→ **Extracted data**:
((

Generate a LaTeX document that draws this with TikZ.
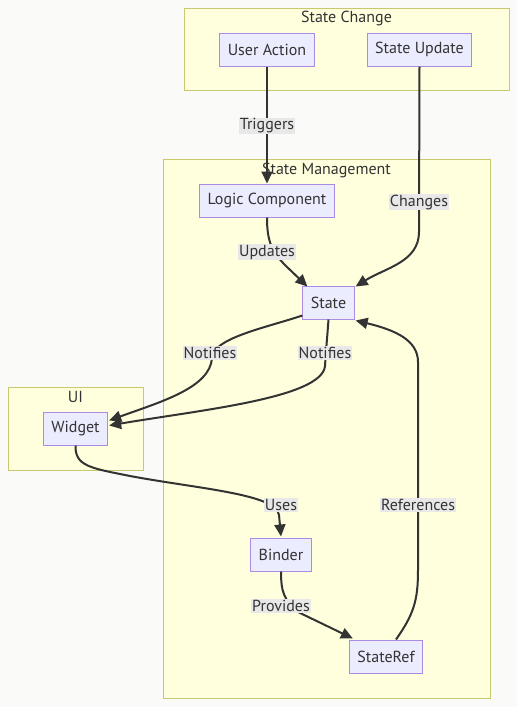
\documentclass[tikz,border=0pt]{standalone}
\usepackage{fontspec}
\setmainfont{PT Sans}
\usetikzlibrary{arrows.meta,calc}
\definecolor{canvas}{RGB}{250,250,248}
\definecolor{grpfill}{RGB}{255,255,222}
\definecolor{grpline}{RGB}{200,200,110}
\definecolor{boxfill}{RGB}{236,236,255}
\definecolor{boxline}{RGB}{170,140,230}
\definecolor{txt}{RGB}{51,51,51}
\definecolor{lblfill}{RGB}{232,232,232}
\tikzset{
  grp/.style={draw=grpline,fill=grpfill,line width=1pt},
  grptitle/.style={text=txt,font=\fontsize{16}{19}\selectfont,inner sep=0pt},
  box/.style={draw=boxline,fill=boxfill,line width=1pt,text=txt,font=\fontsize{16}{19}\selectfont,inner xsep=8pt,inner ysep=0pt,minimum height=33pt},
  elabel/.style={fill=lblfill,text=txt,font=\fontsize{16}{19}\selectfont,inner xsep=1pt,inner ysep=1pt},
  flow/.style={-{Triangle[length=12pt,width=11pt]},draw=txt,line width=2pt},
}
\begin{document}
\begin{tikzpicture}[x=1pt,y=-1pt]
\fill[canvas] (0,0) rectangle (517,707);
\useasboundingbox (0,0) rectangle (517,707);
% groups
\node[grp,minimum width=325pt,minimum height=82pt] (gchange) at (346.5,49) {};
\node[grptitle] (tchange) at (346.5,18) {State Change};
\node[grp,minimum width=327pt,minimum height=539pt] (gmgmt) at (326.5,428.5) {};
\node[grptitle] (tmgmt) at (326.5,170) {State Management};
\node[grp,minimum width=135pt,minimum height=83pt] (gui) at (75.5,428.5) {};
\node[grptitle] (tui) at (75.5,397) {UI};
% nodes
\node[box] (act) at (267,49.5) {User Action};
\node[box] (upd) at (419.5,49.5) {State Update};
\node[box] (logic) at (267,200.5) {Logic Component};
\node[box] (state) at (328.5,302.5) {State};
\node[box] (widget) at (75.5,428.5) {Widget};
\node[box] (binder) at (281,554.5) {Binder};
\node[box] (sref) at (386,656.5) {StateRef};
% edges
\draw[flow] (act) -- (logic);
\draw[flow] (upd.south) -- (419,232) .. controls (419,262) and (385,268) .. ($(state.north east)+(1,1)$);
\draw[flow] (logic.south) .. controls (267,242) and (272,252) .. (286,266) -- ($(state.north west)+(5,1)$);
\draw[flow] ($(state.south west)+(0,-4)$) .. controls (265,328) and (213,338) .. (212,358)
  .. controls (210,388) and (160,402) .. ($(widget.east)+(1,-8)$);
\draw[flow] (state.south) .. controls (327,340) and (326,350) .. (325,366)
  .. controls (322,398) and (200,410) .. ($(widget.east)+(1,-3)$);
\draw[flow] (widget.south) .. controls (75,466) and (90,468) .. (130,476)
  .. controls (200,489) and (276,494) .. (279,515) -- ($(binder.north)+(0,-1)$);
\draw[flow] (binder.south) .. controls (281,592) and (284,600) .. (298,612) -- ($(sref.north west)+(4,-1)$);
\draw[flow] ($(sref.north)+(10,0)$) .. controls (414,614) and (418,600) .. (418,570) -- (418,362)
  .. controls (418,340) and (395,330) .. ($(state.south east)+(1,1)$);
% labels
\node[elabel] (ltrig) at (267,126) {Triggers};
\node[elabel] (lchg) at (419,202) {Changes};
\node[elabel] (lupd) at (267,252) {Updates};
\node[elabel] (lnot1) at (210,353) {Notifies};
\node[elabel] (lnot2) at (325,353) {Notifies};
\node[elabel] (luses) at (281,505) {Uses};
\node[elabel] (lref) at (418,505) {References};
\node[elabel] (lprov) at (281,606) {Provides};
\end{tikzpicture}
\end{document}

))
((

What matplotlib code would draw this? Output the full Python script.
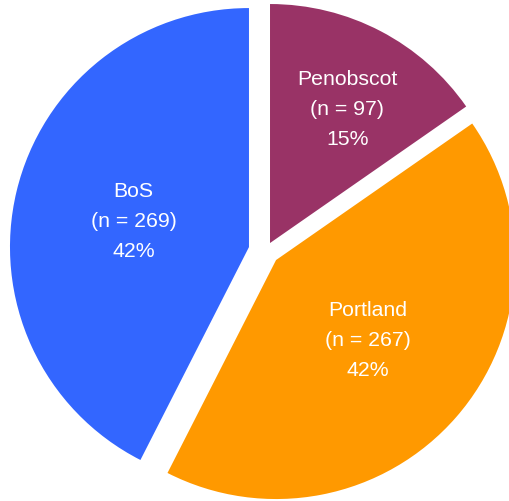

))

→ **Instructions for the task**: Find the lines above that contain the word "this" and collect them.

→ **Completed exercise**:
Generate a LaTeX document that draws this with TikZ.
What matplotlib code would draw this? Output the full Python script.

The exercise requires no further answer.